Pressure for Re-election

Before the re-election of the Law Society’s Council last year, the Society was criticized by the CCP’s official media People’s Daily and the then Chief Executive Carrie Lam Cheng Yuet-ngor. It was warned not to be “political,” and that once the Law Society “reduces to a political organization,” the government may no longer cooperate with it.

Among them, People’s Daily emphasized that the Law Society needed to “draw a clear line with the rioters who oppose China and disrupt Hong Kong,” and it used the example of the Hong Kong Professional Teachers’ Union that was disbanded due to political pressure, citing the organization had “lost recognition from the Hong Kong government and collapsed overnight.”

Jonathan Ross, “liberal” candidate seeking re-election,withdrew from the election and claimed that three days before the election he had been threatened by an anonymous person.

The so-called “professional” candidates, who were from the pro-establishment camp, all won, and the “liberal” candidates all lost in the election.

Chan Chak-ming, the current chairman, is a former member of the CCP’s rubber-stamp legislature of Jinan city.

After taking over in 2021, he said that the provisions of the Hong Kong national security law are milder than the national security laws of the United Kingdom, the United States and other countries, and they are not harsh.

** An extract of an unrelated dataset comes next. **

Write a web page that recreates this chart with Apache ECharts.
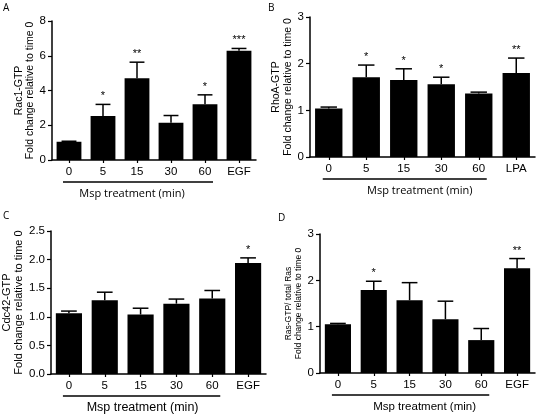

Compared with American laws,” at least the national security law will not impose death penalty.”

He also said that under the National Security Law, people can seek justice from the Hong Kong courts, stressing that he must explain to the society that “the Hong Kong court’s appeal mechanism is effective.”

In addition, Chan also said that the Law Society will continue to promote the “Guangdong-Hong Kong-Macao Greater Bay Area Bar Examination,” which he believes is very important for the development of young lawyers.

He praised the speech from Xi Jinping on July 1 as “inspiring.”